Das Stück ist also eine gewagte, überbordende Mischung verschiedenster Figuren und Motive und dabei auch eine kaum verhohlene – dystopische ? – Beschreibung des chinesischen Staats. Manche Motive wie die Knochenfrau, die sich in Spinne, Affen oder Menschen verwandeln kann, mag im chinesischen Kulturkreis eine weniger gewagte Metamorphose darstellen als in Europa. Und doch sind die Ängste vor Identitätsverlust, vor repressiver Gewalt oder vor einem Ineinanderfließen der Zeiten uns sehr vertraut. Die globale Sprache des Textes kann leicht zu Überforderungen und Missverständnissen führen, das Stück beim Lesen als überfrachtet erscheinen. Die Bilder und Konstellationen und die nur ungefähr entzifferbare Geschichte öffnen viele Deutungsfelder und mögen auch ein Mittel der Chiffrierung von Kunst in einer Diktatur sein.

Lebendige Künstlichkeit

Thomas Krupas Inszenierung begegnet den zugleich offenen wie kryptischen Texte mit einer Mischung aus Spielfreude und artifiziellem Zugriff. Die Opernsängerin ist ebenso Teil des Geschehens wie tänzerische Gruppen oder das kleine Streichorchester. Besonders im zweiten Teil, „Eine posthumane Geschichte“, erreicht die Inszenierung wundersamerweise durch Kunstgriffe eine Erdung des Geschehens. Nun ist das Spiel auf den Bühnenraum begrenzt; die Stimmen des Drohnenpiloten Frank (Christian Zacharas alias Robozee) und seiner Frau (Mirjam Rast) werden vom Rand eingesprochen (Pascal Thomas bzw. Trang Dong). Und das funktioniert nicht nur bemerkenswert präzise, sondern ermöglicht auch ein lebendiges Spiel – bei aller formalen Künstlichkeit. Frank zerstört vom heimischen Computer aus in einem fernen Kriegsgebiet Gebäude und Menschen, seine Frau Jane arbeitet eine Zeit lang über eine KI-Firma dem Diktator des Landes zu: Er erhält die idealen „Geschichten“, mit denen er sein Volk manipulieren kann. Das gemeinsame, behinderte Kind wird durch eine digitale Po-Prothese zum Cyborg.

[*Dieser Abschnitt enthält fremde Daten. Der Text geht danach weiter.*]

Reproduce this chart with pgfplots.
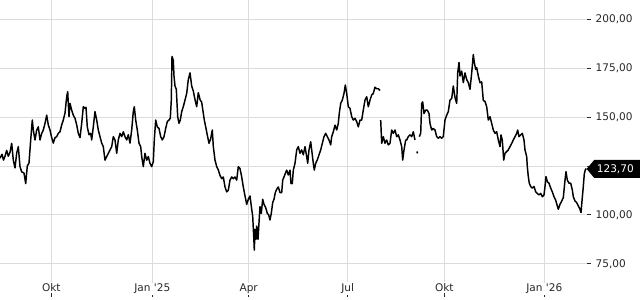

Im dritten Teil schließlich sitzt das auf etwa 200 Personen reduzierte Publikum auf der Bühne und blickt in den weiten Raum von Parkett und Rängen. In „Überall im Universum Klang“ sind wir in einer fernen Zukunft angekommen, die sich nur noch vage an die Erde erinnern kann und in der sich durch Zeitreisen und schwarze Löcher die Planeten und Identitäten der Bewohner verändern. Nur der Drang zur Herrschaft durch geistig-emotionale Überlegenheit (alias das geschickte story-telling) ist gleich geblieben. Hier stockt zuweilen das Tempo, auch wenn weiterhin durch kurze musikalische Zwischenszenen die Geschichte um den Zeitreisenden „T“ (David Gavíria) strukturiert wird, auch ist der Blick von den Stuhlreihen ins teils niedrigere Spielparkett nicht ideal. Doch auch hier macht der ambitionierte Start Lust auf mehr. Die Relevanz dieses wie der anderen beiden Texte ist bei aller Fremdheit schlagend. Und die Inszenierung ist nicht nur ein mutiges Statement für ein im Haus wie in die Stadt hinein grenzüberschreitendes Theater. Das lustvoll spielende und gut abgestimmte Ensemble zeigt, dass ein offenes Theater die Krisen unserer Welt in einem neuen Licht spiegeln kann.